The celebration of National Volunteer Week 2014 begins in just a few days on April 6. While this is a time set aside every year to recognize the individuals already volunteering in our communities and to remind ourselves what an enormous impact they have, it can also be a time to consider volunteering yourself.
Volunteering is the backbone of many organizations. It is especially true in health care. Doctors, nurses and support staff have some of most important jobs in the world; they take care of the people most precious to us when they are at their most vulnerable.
Thanks to volunteers, health professionals have additional time to take care of patients’ medical needs, to do research and to attend to a myriad of other responsibilities.
Volunteers come from all walks of life, and all are welcome for the unique experiences they bring with them. The two groups that most often lend a hand are students and our elders.
Although most young volunteers are seeking opportunities to fulfill their community service requirements, some find the experience very rewarding and stay on. Their interest is piqued, and they want to learn more. Many are ready to take on new challenges and leave after a semester or two.
Volunteers from the “greatest generation,” meanwhile, tend to stay year after year after year and build relationships with other volunteers, staff members, patients and residents. It’s not unheard of for someone to volunteer for 40 or 50 years in the same organization. This is wonderful for the people being helped, but also wonderful for the volunteers themselves, who are committed to giving back to the community and find volunteering a fulfilling experience.
There are many ways to donate time to a group. Sometimes people like to use the skills they have developed during their careers. Others choose the opportunity to learn new skills, while still others give of their time so that they can be creative and turn hobbies, such as knitting and arts and crafts, into ways that genuinely brighten the lives of others.
Volunteering is also a good approach to stay mentally and physically active. Howard Platt relishes his role of visiting patients in their hospital rooms to talk or to bring them a crossword puzzle or prayer book.
Joanne Levy echoes him: “I do it for the pure joy of helping others.”
Minnie Daniels, meanwhile, says that she enjoys volunteering to keep busy and because she has a lifelong devotion to the hospital where she volunteers.
If you are interested in volunteering and unsure where to begin, start by thinking of a cause that you are passionate about. If you love animals, a local animal shelter is a great place to inquire. If you want to help children, the library or local schools can be good places. If you would like to offer comfort and support to people coping with serious illnesses, your local hospital might be just what the doctor ordered.

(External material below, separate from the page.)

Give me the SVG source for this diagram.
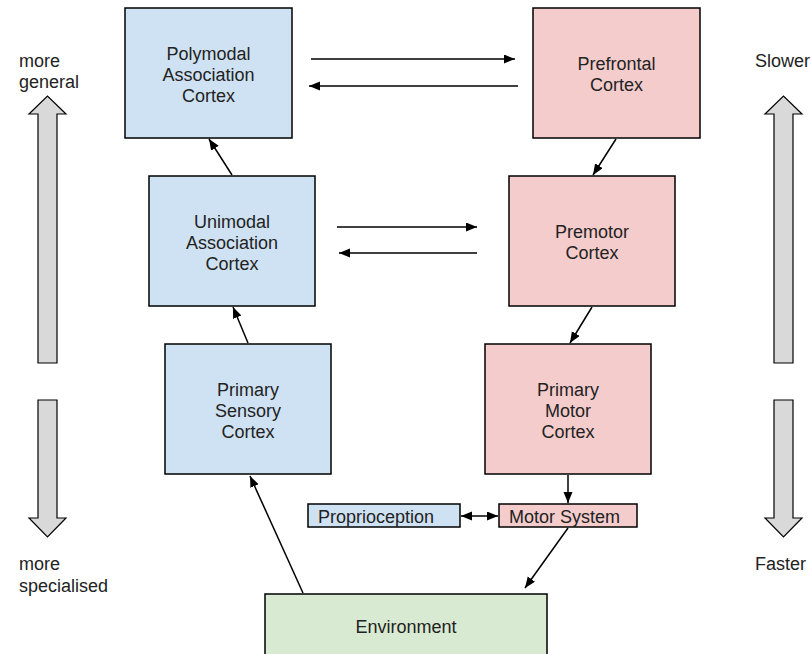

There is no wrong reason to volunteer and no shortage of need for volunteers. A chance to be of service, to understand that you are making a difference and to have some fun can be wonderful ways to spend some of your free time.
To all who are already using their valuable time for the invaluable experience of volunteering: Thank you!
Robin Evers is the director of guest relations and volunteer services at Sinai Hospital of Baltimore, a LifeBridge Health Center.